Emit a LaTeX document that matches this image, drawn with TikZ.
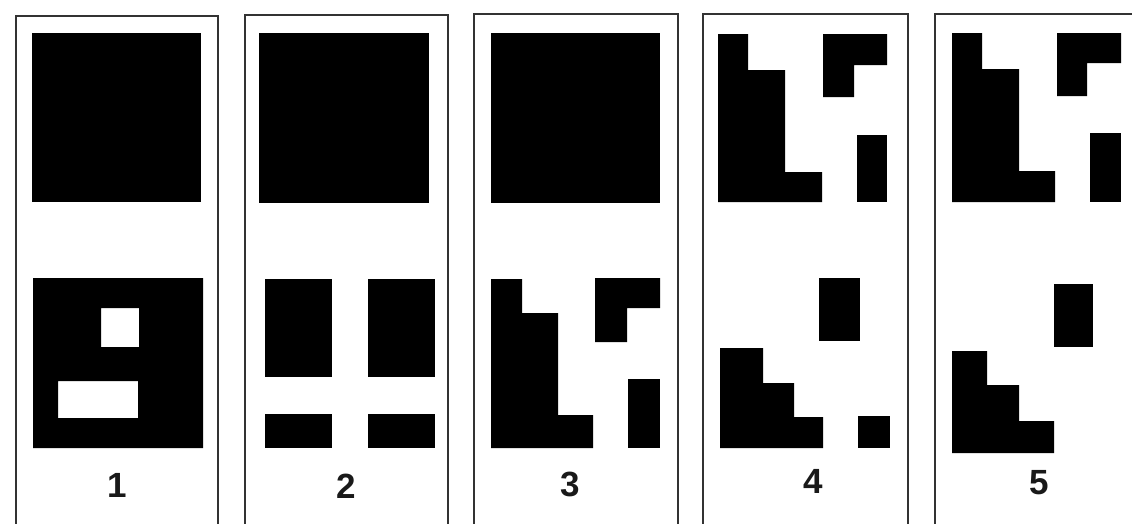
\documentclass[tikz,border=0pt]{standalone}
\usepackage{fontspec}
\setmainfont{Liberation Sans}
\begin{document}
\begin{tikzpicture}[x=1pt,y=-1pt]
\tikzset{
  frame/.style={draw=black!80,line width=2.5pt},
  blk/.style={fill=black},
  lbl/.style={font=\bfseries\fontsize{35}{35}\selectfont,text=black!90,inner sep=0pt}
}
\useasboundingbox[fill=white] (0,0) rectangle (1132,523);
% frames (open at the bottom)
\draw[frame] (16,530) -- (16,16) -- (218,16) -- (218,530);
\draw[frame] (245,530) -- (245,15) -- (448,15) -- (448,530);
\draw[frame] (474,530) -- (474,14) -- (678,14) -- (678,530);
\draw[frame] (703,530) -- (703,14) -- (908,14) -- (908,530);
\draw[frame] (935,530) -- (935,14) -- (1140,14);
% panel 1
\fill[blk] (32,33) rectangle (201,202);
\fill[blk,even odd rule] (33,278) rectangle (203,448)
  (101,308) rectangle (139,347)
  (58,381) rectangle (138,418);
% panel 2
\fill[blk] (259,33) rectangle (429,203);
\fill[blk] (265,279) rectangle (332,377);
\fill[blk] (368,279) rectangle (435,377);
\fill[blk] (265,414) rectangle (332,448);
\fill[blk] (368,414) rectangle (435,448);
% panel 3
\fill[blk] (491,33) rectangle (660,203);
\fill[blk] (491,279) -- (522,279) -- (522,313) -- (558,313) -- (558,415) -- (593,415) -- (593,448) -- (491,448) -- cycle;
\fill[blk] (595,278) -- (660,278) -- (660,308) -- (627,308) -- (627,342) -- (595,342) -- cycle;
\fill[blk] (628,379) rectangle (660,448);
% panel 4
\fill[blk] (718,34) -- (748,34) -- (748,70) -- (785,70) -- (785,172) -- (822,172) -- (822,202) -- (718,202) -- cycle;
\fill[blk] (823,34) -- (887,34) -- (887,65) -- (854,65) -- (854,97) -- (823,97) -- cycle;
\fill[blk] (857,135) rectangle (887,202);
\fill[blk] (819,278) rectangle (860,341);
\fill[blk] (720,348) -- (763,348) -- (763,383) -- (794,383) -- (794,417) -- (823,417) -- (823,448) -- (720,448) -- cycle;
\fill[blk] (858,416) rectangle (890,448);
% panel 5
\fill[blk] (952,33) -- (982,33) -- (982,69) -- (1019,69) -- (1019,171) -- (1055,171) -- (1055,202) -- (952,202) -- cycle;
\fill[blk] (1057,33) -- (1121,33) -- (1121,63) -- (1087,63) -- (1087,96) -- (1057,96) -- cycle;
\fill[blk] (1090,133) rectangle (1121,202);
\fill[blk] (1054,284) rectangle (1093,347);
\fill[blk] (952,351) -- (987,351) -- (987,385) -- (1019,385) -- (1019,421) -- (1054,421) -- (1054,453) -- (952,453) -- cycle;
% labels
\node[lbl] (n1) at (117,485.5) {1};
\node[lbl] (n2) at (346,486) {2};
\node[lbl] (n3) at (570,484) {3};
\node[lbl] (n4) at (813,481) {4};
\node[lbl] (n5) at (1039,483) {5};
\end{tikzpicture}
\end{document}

_ _ _

Work to do:
Ignore the images and quote every line of the listing exactly.

Finished exercise:
Emit a LaTeX document that matches this image, drawn with TikZ.
\documentclass[tikz,border=0pt]{standalone}
\usepackage{fontspec}
\setmainfont{Liberation Sans}
\begin{document}
\begin{tikzpicture}[x=1pt,y=-1pt]
\tikzset{
  frame/.style={draw=black!80,line width=2.5pt},
  blk/.style={fill=black},
  lbl/.style={font=\bfseries\fontsize{35}{35}\selectfont,text=black!90,inner sep=0pt}
}
\useasboundingbox[fill=white] (0,0) rectangle (1132,523);
% frames (open at the bottom)
\draw[frame] (16,530) -- (16,16) -- (218,16) -- (218,530);
\draw[frame] (245,530) -- (245,15) -- (448,15) -- (448,530);
\draw[frame] (474,530) -- (474,14) -- (678,14) -- (678,530);
\draw[frame] (703,530) -- (703,14) -- (908,14) -- (908,530);
\draw[frame] (935,530) -- (935,14) -- (1140,14);
% panel 1
\fill[blk] (32,33) rectangle (201,202);
\fill[blk,even odd rule] (33,278) rectangle (203,448)
  (101,308) rectangle (139,347)
  (58,381) rectangle (138,418);
% panel 2
\fill[blk] (259,33) rectangle (429,203);
\fill[blk] (265,279) rectangle (332,377);
\fill[blk] (368,279) rectangle (435,377);
\fill[blk] (265,414) rectangle (332,448);
\fill[blk] (368,414) rectangle (435,448);
% panel 3
\fill[blk] (491,33) rectangle (660,203);
\fill[blk] (491,279) -- (522,279) -- (522,313) -- (558,313) -- (558,415) -- (593,415) -- (593,448) -- (491,448) -- cycle;
\fill[blk] (595,278) -- (660,278) -- (660,308) -- (627,308) -- (627,342) -- (595,342) -- cycle;
\fill[blk] (628,379) rectangle (660,448);
% panel 4
\fill[blk] (718,34) -- (748,34) -- (748,70) -- (785,70) -- (785,172) -- (822,172) -- (822,202) -- (718,202) -- cycle;
\fill[blk] (823,34) -- (887,34) -- (887,65) -- (854,65) -- (854,97) -- (823,97) -- cycle;
\fill[blk] (857,135) rectangle (887,202);
\fill[blk] (819,278) rectangle (860,341);
\fill[blk] (720,348) -- (763,348) -- (763,383) -- (794,383) -- (794,417) -- (823,417) -- (823,448) -- (720,448) -- cycle;
\fill[blk] (858,416) rectangle (890,448);
% panel 5
\fill[blk] (952,33) -- (982,33) -- (982,69) -- (1019,69) -- (1019,171) -- (1055,171) -- (1055,202) -- (952,202) -- cycle;
\fill[blk] (1057,33) -- (1121,33) -- (1121,63) -- (1087,63) -- (1087,96) -- (1057,96) -- cycle;
\fill[blk] (1090,133) rectangle (1121,202);
\fill[blk] (1054,284) rectangle (1093,347);
\fill[blk] (952,351) -- (987,351) -- (987,385) -- (1019,385) -- (1019,421) -- (1054,421) -- (1054,453) -- (952,453) -- cycle;
% labels
\node[lbl] (n1) at (117,485.5) {1};
\node[lbl] (n2) at (346,486) {2};
\node[lbl] (n3) at (570,484) {3};
\node[lbl] (n4) at (813,481) {4};
\node[lbl] (n5) at (1039,483) {5};
\end{tikzpicture}
\end{document}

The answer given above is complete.